### Stated goal:
Return the material word for word. Do not include pictures.

### Data provided:
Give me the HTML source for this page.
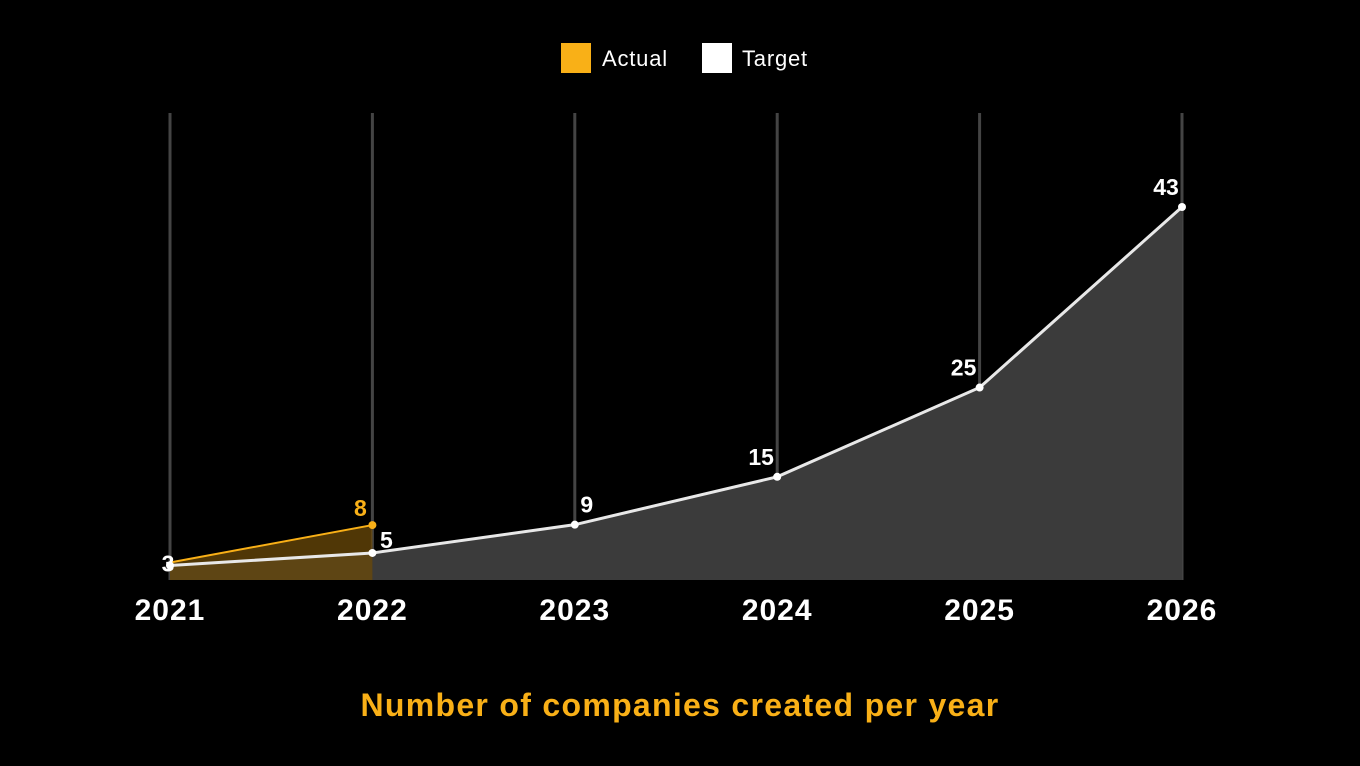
<!DOCTYPE html>
<html><head><meta charset="utf-8"><style>
html,body{margin:0;padding:0;background:#000;width:1360px;height:766px;overflow:hidden}
svg{display:block}
text{font-family:"Liberation Sans",sans-serif}
</style></head><body>
<svg id="chart" width="1360" height="766">
<g id="legend">
<rect x="561" y="43" width="30" height="30" fill="#f9b017"/>
<text x="602" y="66" fill="#fff" font-size="22" letter-spacing="0.8">Actual</text>
<rect x="702" y="43" width="30" height="30" fill="#fff"/>
<text x="742" y="66" fill="#fff" font-size="22" letter-spacing="0.8">Target</text>
</g>
<g id="grid"></g>
<g id="areas"></g>
<g id="lines"></g>
<g id="labels"></g>
<text x="680" y="716" text-anchor="middle" fill="#f9b017" font-size="32" font-weight="bold" letter-spacing="1.3">Number of companies created per year</text>
</svg>
<script>
const years = ["2021","2022","2023","2024","2025","2026"];
const target = [3,5,9,15,25,43];
const actual = [3,8];
const NS="http://www.w3.org/2000/svg";
const x0=170, dx=202.4, base=580, topY=207, vmax=43, pw=1.22;
function xs(i){return x0+i*dx;}
function ys(v){return base-(base-topY)*Math.pow(Math.max(v,0)/vmax,pw);}
function mk(tag,attrs,parent){const e=document.createElementNS(NS,tag);for(const k in attrs)e.setAttribute(k,attrs[k]);parent.appendChild(e);return e;}
const grid=document.getElementById('grid'),areas=document.getElementById('areas'),lines=document.getElementById('lines'),labels=document.getElementById('labels');
years.forEach((y,i)=>{
  const l=mk('line',{x1:xs(i),x2:xs(i),y1:113,y2:base,stroke:'#444','stroke-width':3},grid);
  
  
  const t=mk('text',{x:xs(i),y:620,'text-anchor':'middle',fill:'#fff','font-size':30,'font-weight':'bold','letter-spacing':1},labels);
  t.textContent=y;
  
  
});
let tp=target.map((v,i)=>xs(i)+','+ys(v)).join(' ');
const ta=mk('polygon',{points:xs(0)+','+base+' '+tp+' '+xs(target.length-1)+','+base,fill:'#3b3b3b'},areas);


let ap=actual.map((v,i)=>xs(i)+','+(ys(v)-(i===0?3:7))).join(' ');
const aa=mk('polygon',{points:xs(0)+','+base+' '+ap+' '+xs(actual.length-1)+','+base,fill:'#6b4a08','fill-opacity':0.75},areas);


const tl=mk('polyline',{points:tp,fill:'none',stroke:'#e8e8e8','stroke-width':3},lines);


const al=mk('polyline',{points:ap,fill:'none',stroke:'#f9b017','stroke-width':2},lines);


target.forEach((v,i)=>{
  const c=mk('circle',{cx:xs(i),cy:ys(v),r:4,fill:'#fff'},lines);
  
  
  const t=mk('text',{x:i===0?xs(i)-2:xs(i)-(i===1?-14:i===2?-12:16),y:i===0?ys(v)+6:ys(v)-(i===1?5:12),'text-anchor':'middle',fill:'#fff','font-size':23,'font-weight':'bold'},labels);
  t.textContent=v;
  
  
});
actual.forEach((v,i)=>{
  if(i===0)return;
  const c=mk('circle',{cx:xs(i),cy:ys(v)-7,r:4,fill:'#f9b017'},lines);
  
  
  const t=mk('text',{x:xs(i)-12,y:ys(v)-16,'text-anchor':'middle',fill:'#f9b017','font-size':23,'font-weight':'bold'},labels);
  t.textContent=v;
  
  
});
</script>
</body></html>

### Worked answer:
Give me the HTML source for this page.
<!DOCTYPE html>
<html><head><meta charset="utf-8"><style>
html,body{margin:0;padding:0;background:#000;width:1360px;height:766px;overflow:hidden}
svg{display:block}
text{font-family:"Liberation Sans",sans-serif}
</style></head><body>
<svg id="chart" width="1360" height="766">
<g id="legend">
<rect x="561" y="43" width="30" height="30" fill="#f9b017"/>
<text x="602" y="66" fill="#fff" font-size="22" letter-spacing="0.8">Actual</text>
<rect x="702" y="43" width="30" height="30" fill="#fff"/>
<text x="742" y="66" fill="#fff" font-size="22" letter-spacing="0.8">Target</text>
</g>
<g id="grid"></g>
<g id="areas"></g>
<g id="lines"></g>
<g id="labels"></g>
<text x="680" y="716" text-anchor="middle" fill="#f9b017" font-size="32" font-weight="bold" letter-spacing="1.3">Number of companies created per year</text>
</svg>
<script>
const years = ["2021","2022","2023","2024","2025","2026"];
const target = [3,5,9,15,25,43];
const actual = [3,8];
const NS="http://www.w3.org/2000/svg";
const x0=170, dx=202.4, base=580, topY=207, vmax=43, pw=1.22;
function xs(i){return x0+i*dx;}
function ys(v){return base-(base-topY)*Math.pow(Math.max(v,0)/vmax,pw);}
function mk(tag,attrs,parent){const e=document.createElementNS(NS,tag);for(const k in attrs)e.setAttribute(k,attrs[k]);parent.appendChild(e);return e;}
const grid=document.getElementById('grid'),areas=document.getElementById('areas'),lines=document.getElementById('lines'),labels=document.getElementById('labels');
years.forEach((y,i)=>{
  const l=mk('line',{x1:xs(i),x2:xs(i),y1:113,y2:base,stroke:'#444','stroke-width':3},grid);
  
  
  const t=mk('text',{x:xs(i),y:620,'text-anchor':'middle',fill:'#fff','font-size':30,'font-weight':'bold','letter-spacing':1},labels);
  t.textContent=y;
  
  
});
let tp=target.map((v,i)=>xs(i)+','+ys(v)).join(' ');
const ta=mk('polygon',{points:xs(0)+','+base+' '+tp+' '+xs(target.length-1)+','+base,fill:'#3b3b3b'},areas);


let ap=actual.map((v,i)=>xs(i)+','+(ys(v)-(i===0?3:7))).join(' ');
const aa=mk('polygon',{points:xs(0)+','+base+' '+ap+' '+xs(actual.length-1)+','+base,fill:'#6b4a08','fill-opacity':0.75},areas);


const tl=mk('polyline',{points:tp,fill:'none',stroke:'#e8e8e8','stroke-width':3},lines);


const al=mk('polyline',{points:ap,fill:'none',stroke:'#f9b017','stroke-width':2},lines);


target.forEach((v,i)=>{
  const c=mk('circle',{cx:xs(i),cy:ys(v),r:4,fill:'#fff'},lines);
  
  
  const t=mk('text',{x:i===0?xs(i)-2:xs(i)-(i===1?-14:i===2?-12:16),y:i===0?ys(v)+6:ys(v)-(i===1?5:12),'text-anchor':'middle',fill:'#fff','font-size':23,'font-weight':'bold'},labels);
  t.textContent=v;
  
  
});
actual.forEach((v,i)=>{
  if(i===0)return;
  const c=mk('circle',{cx:xs(i),cy:ys(v)-7,r:4,fill:'#f9b017'},lines);
  
  
  const t=mk('text',{x:xs(i)-12,y:ys(v)-16,'text-anchor':'middle',fill:'#f9b017','font-size':23,'font-weight':'bold'},labels);
  t.textContent=v;
  
  
});
</script>
</body></html>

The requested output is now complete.